Mr. Joseph Caryl was a puritan. He was best known perhaps for his massive 12 volume commentary on Job. It is ranked as a masterpiece. It is in print today, but the type is the older, and rather hard to read type. It is regarded by some as a commentary on the entire Bible, because he covered so much more than Job in it. When he passed away in 1673, his congregation merged with the congregation of the great theologian, John Owen. Pastorally minded and biblically learned, Caryl is an example of the typical Puritan minister.
A child is sent away, sent to himself, or put into his own hands. A child sent away to himself, brings shame, that is, will certainly run into vile and enormous courses to the shame of her that bear him. A child left, or sent to himself is one that has no guide, no governor, no instructor but himself. A man that will learn only of himself hath but a fool to his Master, How much more than a weak child, what a master, what a tutor hath a child, if he have none but himself. To be left or sent to themselves is to have none to counsel or advise them the right way, or to give them any stop and check in an ill way.
The character that Paul and Barnabas gave of the former times, when they preached to the Heathens at Lystra, was this (Acts 14:16). We exhort you to turn unto the living God that made heaven and earth, who in times past suffered all Nations to walk in their own ways. He let them go, and never stayed them at all, they had no bridle, no restraint, not so much as a word to bring them back; he suffered all nations, as if he had said, He left them in the hand of their transgression, that their own evil hearts should do what they would with them. In which sense we may also understand that place (Acts 17:30).
When Paul at Athens disputed with the philosophers, he tells them that now God began to look towards them, and had sent them knowledge of Christ, he times of that ignorance winked at; but now he called all men everywhere to repent. The words undergo a twofold interpretation. Some thus, to note the indulgence of God, The time past of that ignorance God winked at; that is, he did not deal severely and strictly with them, when they sinned, because they had no means, or so little means to keep them from sin. And there is a truth in it, for though ignorance does not totally excuse sin, yet it does abate the degree and measure of sin.
But there is another sense which I rather embrace, The times of that ignorance God winked at; that is, in those times wherein there was so much darkness, and blindness in the world, God let me go on in their sin: they sinned, and he never called upon them, he never opposed them, or sent any to teach them better. God did not manifest his will to them as unto the Jews, Psalm 147:19, 20. He sheweth his word unto Jacob, his statutes and judgments unto Israel; he hath dealt so with any Nation. So that this winking is opposed to favour than to justice. To have the eye upon a place, or upon a person, is to show them favour, 1 King 8:29. The later branch clears this meaning. But now he called all men everywhere to repent: now he does not leave men in the hands of their transgressions: he does not wink and let them do what they like; now Gospel light has risen to the world, and there are many sent tout to call in and reclaim wandering prodigals, many to cry, Return, return. He speaks of it as of the mercy and privilege of that age, beyond what the former ages enjoyed.

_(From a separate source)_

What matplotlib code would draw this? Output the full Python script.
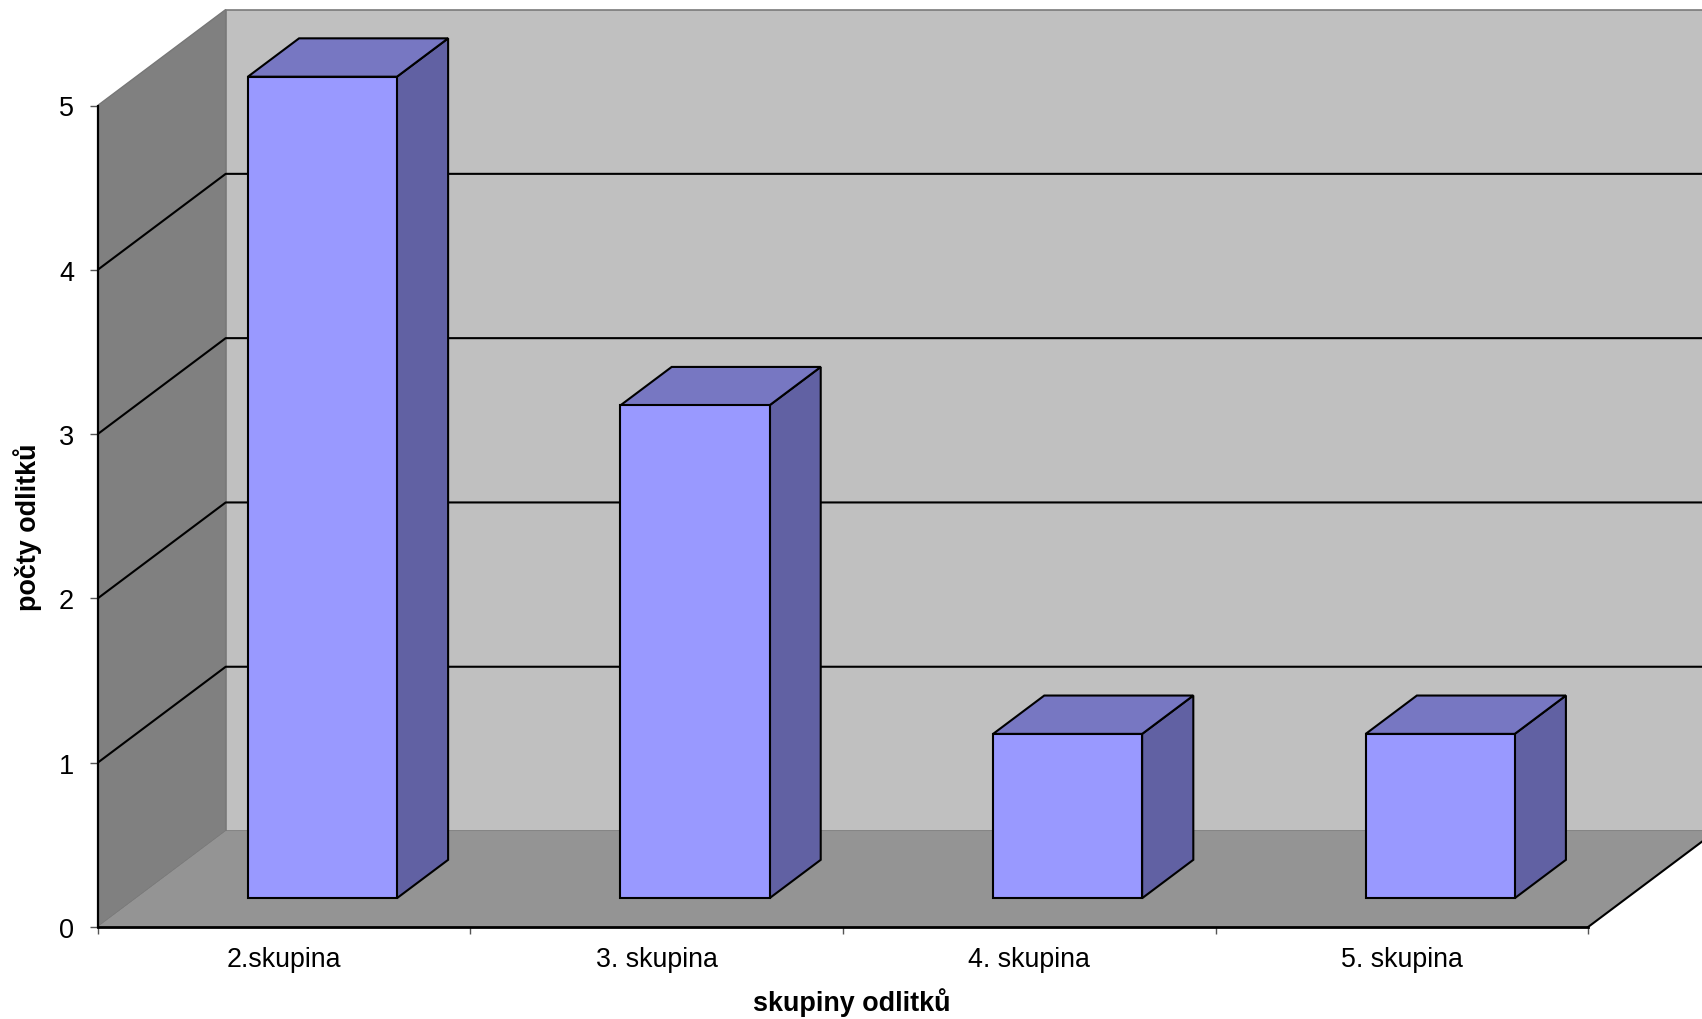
import matplotlib
matplotlib.use('Agg')
import matplotlib.pyplot as plt
from matplotlib.patches import Polygon

plt.rcParams['font.family'] = ['Liberation Sans', 'DejaVu Sans']

# data
skupiny = ['2.skupina', '3. skupina', '4. skupina', '5. skupina']
pocty = [5, 3, 1, 1]
y_ticks = [0, 1, 2, 3, 4, 5]

# 3d look (depth offset in data units)
hx = 0.3435
hy = 0.584
sirka = 0.4
d0, d1 = 0.3, 0.7

c_bok = '#808080'
c_zed = '#c0c0c0'
c_podlaha = '#949494'
c_predek = '#9999ff'
c_vrch = '#7777c2'
c_strana = '#6161a3'

fig = plt.figure(figsize=(17.02, 10.2), dpi=100)
ax = fig.add_axes([97.7 / 1702, 92 / 1020, (1702 - 97.7) / 1702, 920 / 1020])
n = len(skupiny)
ymax = max(y_ticks)
ax.set_xlim(0, (1702 - 97.7) / 372.6)
ax.set_ylim(0, 920 / 164.3)

# walls
ax.add_patch(Polygon([(0, 0), (0, ymax), (hx, ymax + hy), (hx, hy)],
                     closed=True, fc=c_bok, ec='#777777', lw=1, zorder=1))
ax.add_patch(Polygon([(hx, hy), (hx, ymax + hy), (n + hx, ymax + hy), (n + hx, hy)],
                     closed=True, fc=c_zed, ec='#7a7a7a', lw=1.2, zorder=1, clip_on=True))
# gridlines
for v in y_ticks[1:-1]:
    ax.plot([0, hx, n + hx], [v, v + hy, v + hy], color='black', lw=1.5, zorder=2)
# floor
ax.add_patch(Polygon([(0, 0), (n, 0), (n + hx, hy), (hx, hy)],
                     closed=True, fc=c_podlaha, ec='none', zorder=3))
ax.plot([n, n + hx], [0, hy], color='black', lw=1.5, zorder=3)

# bars
for i, v in enumerate(pocty):
    x0 = i + (1 - sirka) / 2 + d0 * hx
    x1 = x0 + sirka
    y0 = d0 * hy
    ox = (d1 - d0) * hx
    oy = (d1 - d0) * hy
    kw = dict(closed=True, ec='black', lw=1.5, joinstyle='miter', zorder=4)
    ax.add_patch(Polygon([(x1, y0), (x1 + ox, y0 + oy), (x1 + ox, y0 + v + oy), (x1, y0 + v)],
                         fc=c_strana, **kw))
    ax.add_patch(Polygon([(x0, y0 + v), (x1, y0 + v), (x1 + ox, y0 + v + oy), (x0 + ox, y0 + v + oy)],
                         fc=c_vrch, **kw))
    ax.add_patch(Polygon([(x0, y0), (x1, y0), (x1, y0 + v), (x0, y0 + v)],
                         fc=c_predek, **kw))

# axes
for s in ['top', 'right']:
    ax.spines[s].set_visible(False)
ax.spines['left'].set_bounds(0, ymax)
ax.spines['bottom'].set_bounds(0, n)
ax.spines['left'].set_linewidth(1.6)
ax.spines['bottom'].set_linewidth(2)
ax.spines['left'].set_zorder(5)
ax.spines['bottom'].set_zorder(5)
ax.set_facecolor('none')

ax.set_yticks(y_ticks)
ax.set_yticklabels([str(t) for t in y_ticks])
ax.tick_params(axis='y', length=6, width=1, pad=11, labelsize=19.5, color='#555555')

ax.set_xticks(range(n + 1))
ax.set_xticklabels([''] * (n + 1))
ax.set_xticks([i + 0.5 for i in range(n)], minor=True)
ax.set_xticklabels(skupiny, minor=True)
ax.tick_params(axis='x', which='major', length=5, width=1, color='#555555')
ax.tick_params(axis='x', which='minor', length=0, pad=13.5, labelsize=19.3)

ax.set_xlabel('skupiny odlitků', fontsize=19.4, fontweight='bold', va='center')
ax.xaxis.set_label_coords(0.470, -0.0815)
ax.set_ylabel('počty odlitků', fontsize=19.4, fontweight='bold', va='center')
ax.yaxis.set_label_coords(-0.0435, 0.436)

fig.savefig('out.png', dpi=100)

That of the same Apostle hath a parallel sense (Rom 1:20-26) where describing the dealings of God with the gentiles, which sinned against the light of nature, he concludes, therefore God left them in the darkness of nature, in the worst of nature: they came not up so high as the principles of nature in the things of man, He gave them up to vile affections which is as much to say, He put them in the hands of their transgression. And ver., 28. He gave them over to a reprobate mind, to a mind that could not judge aright, which had not a true understanding of anything: hence they elected the worse and reprobated the best things.

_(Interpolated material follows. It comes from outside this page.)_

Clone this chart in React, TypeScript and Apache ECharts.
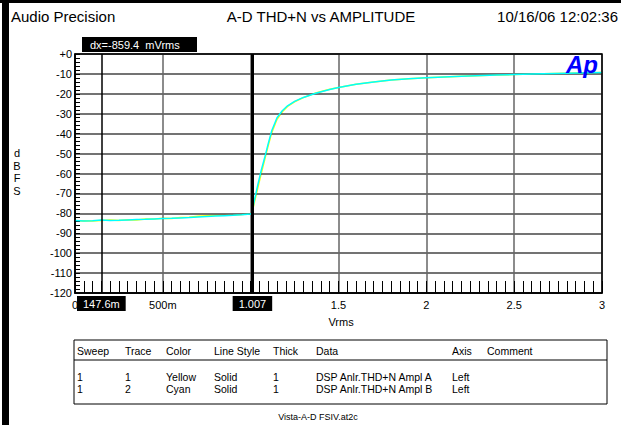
import React, { useEffect, useRef } from "react";
import * as echarts from "echarts";

const FONT = "'Liberation Sans', Arial, sans-serif";

const titleLeft = "Audio Precision";
const titleCenter = "A-D THD+N vs AMPLITUDE";
const titleRight = "10/16/06 12:02:36";
const yName = "d\nB\nF\nS";
const xName = "Vrms";
const footer = "Vista-A-D FSIV.at2c";
const dxText = "dx=-859.4  mVrms";

const volts = [
  0, 0.05, 0.1, 0.15, 0.2, 0.25, 0.3, 0.35, 0.4, 0.45, 0.5, 0.55, 0.6, 0.65, 0.7, 0.75, 0.8, 0.85,
  0.9, 0.95, 1.0, 1.007, 1.02, 1.04, 1.06, 1.08, 1.1, 1.12, 1.15, 1.18, 1.21, 1.25, 1.3, 1.37, 1.45,
  1.5, 1.6, 1.7, 1.8, 1.9, 2.0, 2.2, 2.4, 2.5, 2.6, 2.8, 3.0,
];
const yellowA = [
  -84.0, -83.7, -83.9, -83.6, -83.4, -83.6, -83.2, -83.3, -82.9, -82.9, -82.5, -82.6, -82.1, -82.0,
  -81.5, -81.2, -81.0, -80.9, -80.8, -80.6, -80.2, -80.0, -75.0, -67.5, -60.0, -53.0, -46.0, -39.5,
  -32.8, -29.0, -26.3, -24.0, -21.9, -19.6, -17.7, -16.8, -15.2, -14.0, -13.1, -12.4, -11.9, -11.2,
  -10.6, -10.3, -10.1, -9.7, -9.3,
];
const cyanB = [
  -83.6, -83.9, -83.7, -83.4, -83.6, -83.5, -83.3, -83.1, -83.0, -82.8, -82.6, -82.5, -82.3, -82.1,
  -81.8, -81.6, -81.4, -81.2, -81.0, -80.7, -80.3, -80.0, -74.0, -66.0, -58.5, -52.0, -45.0, -38.5,
  -32.0, -28.5, -26.0, -23.8, -21.8, -19.7, -17.8, -16.8, -15.2, -14.0, -13.1, -12.4, -11.9, -11.2,
  -10.6, -10.3, -10.1, -9.7, -9.3,
];

const cursorValues = [0.1476, 1.007];
const cursorLabels = ["147.6m", "1.007"];

const tableHeaders = ["Sweep", "Trace", "Color", "Line Style", "Thick", "Data", "Axis", "Comment"];
const tableRows = [
  ["1", "1", "Yellow", "Solid", "1", "DSP Anlr.THD+N Ampl A", "Left", ""],
  ["1", "2", "Cyan", "Solid", "1", "DSP Anlr.THD+N Ampl B", "Left", ""],
];
const colX = [77, 125, 166, 214, 273, 316, 452, 487];

function xLabel(v: number): string {
  if (v === 0) return "0";
  if (v === 1) return ""; // hidden behind the 1.007 cursor box
  if (v < 1) return Math.round(v * 1000) + "m";
  return String(v);
}

const GRID = { left: 75, top: 54, width: 527, height: 239 };

export default function App() {
  const ref = useRef<HTMLDivElement>(null);
  useEffect(() => {
    document.body.style.margin = "0";
    const chart = echarts.init(ref.current!, null, { renderer: "svg" });
    const txt = (text: string, x: number, y: number, size: number, extra: any = {}) => ({
      type: "text",
      x,
      y,
      z: 10,
      style: { text, fontSize: size, fontFamily: FONT, fill: "#000", ...extra },
    });
    const graphics: any[] = [
      { type: "rect", shape: { x: 2, y: 0, width: 7, height: 425 }, style: { fill: "#000" }, z: 10 },
      { type: "rect", shape: { x: 0, y: 0, width: 621, height: 3 }, style: { fill: "#000" }, z: 10 },
      {
        type: "rect",
        shape: { x: GRID.left, y: GRID.top, width: GRID.width, height: GRID.height },
        style: { fill: "none", stroke: "#000", lineWidth: 1.5 },
        z: 5,
        silent: true,
      },
      txt(titleLeft, 11, 9, 15),
      txt(titleCenter, 321, 9, 15, { textAlign: "center" }),
      txt(titleRight, 618, 9, 15, { textAlign: "right" }),
      { type: "rect", shape: { x: 82, y: 37, width: 115, height: 15 }, style: { fill: "#000" }, z: 10 },
      txt(dxText, 90, 39.5, 11, { fill: "#fff" }),
      txt(yName, 17, 147, 11, { textAlign: "center", lineHeight: 12.5 }),
      txt(xName, 341, 316, 11, { textAlign: "center" }),
      txt("Ap", 566, 52, 24, { fill: "#0000ff", fontWeight: "bold", fontStyle: "italic" }),
      {
        type: "rect",
        shape: { x: 74, y: 340, width: 533, height: 64 },
        style: { fill: "none", stroke: "#000", lineWidth: 1 },
        z: 10,
      },
      {
        type: "line",
        shape: { x1: 74, y1: 360, x2: 607, y2: 360 },
        style: { stroke: "#000", lineWidth: 1 },
        z: 10,
      },
      txt(footer, 318, 412, 9, { textAlign: "center" }),
    ];
    tableHeaders.forEach((h, i) => graphics.push(txt(h, colX[i], 345.5, 10.5)));
    tableRows.forEach((row, r) =>
      row.forEach((c, i) => {
        if (c) graphics.push(txt(c, colX[i], 371 + r * 12, 10.5));
      })
    );

    chart.setOption({
      animation: false,
      backgroundColor: "#fff",
      textStyle: { fontFamily: FONT },
      grid: {
        left: GRID.left,
        top: GRID.top,
        width: GRID.width,
        height: GRID.height,
        show: false,
        containLabel: false,
      },
      xAxis: {
        type: "value",
        min: 0,
        max: 3,
        interval: 0.5,
        z: 4,
        axisLine: { show: true, onZero: false, lineStyle: { color: "#000", width: 1.5 } },
        axisTick: { show: true, inside: true, length: 12, lineStyle: { color: "#000", width: 1 } },
        minorTick: { show: true, splitNumber: 10, length: 12, lineStyle: { color: "#000", width: 1 } },
        splitLine: { show: true, lineStyle: { color: "#666", width: 1.5 } },
        axisLabel: {
          formatter: (v: number) => xLabel(v),
          color: "#000",
          fontSize: 11,
          fontFamily: FONT,
          margin: 6,
        },
      },
      yAxis: {
        type: "value",
        min: -120,
        max: 0,
        interval: 10,
        z: 4,
        axisLine: { show: true, onZero: false, lineStyle: { color: "#000", width: 1.5 } },
        axisTick: { show: true, inside: true, length: 5, lineStyle: { color: "#000", width: 1 } },
        minorTick: { show: true, splitNumber: 5, length: 5, lineStyle: { color: "#000", width: 1 } },
        splitLine: { show: true, lineStyle: { color: "#444", width: 1.5 } },
        axisLabel: {
          formatter: (v: number) => (v === 0 ? "+0" : String(v)),
          color: "#000",
          fontSize: 11,
          fontFamily: FONT,
          margin: 3,
        },
      },
      series: [
        {
          type: "line",
          name: "A",
          data: volts.map((v, i) => [v, yellowA[i]]),
          showSymbol: false,
          lineStyle: { color: "#ffff00", width: 1.5 },
          z: 3,
        },
        {
          type: "line",
          name: "B",
          data: volts.map((v, i) => [v, cyanB[i]]),
          showSymbol: false,
          lineStyle: { color: "#00ffff", width: 1.5 },
          z: 4,
          markLine: {
            silent: true,
            symbol: ["none", "none"],
            animation: false,
            data: cursorValues.map((v, i) => ({
              xAxis: v,
              lineStyle: { color: "#000", type: "solid", width: i === 0 ? 1.5 : 3 },
              label: {
                show: true,
                position: "start",
                formatter: cursorLabels[i],
                backgroundColor: "#000",
                color: "#fff",
                fontSize: 11,
                fontFamily: FONT,
                padding: [2, 6, 2, 6],
                distance: 3,
              },
            })),
          },
        },
      ],
      graphic: graphics,
    });
    return () => chart.dispose();
  }, []);
  return <div ref={ref} style={{ width: 621, height: 425 }} />;
}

The like we have (Psalm 81:11) of God's own people the Jews, so I gave them up to their own heart lusts; and they walked in their own counsels. The Hebrew is, I sent them into the pertinancy of their hearts, because I had so often called upon them, and they would not hearken, not return unto me, therefore I said, forasmuch as you will not hear, you shall not hear; because you will not obey, you have none to call you to obedience; follow the counsels of your own hearts, as long as you will.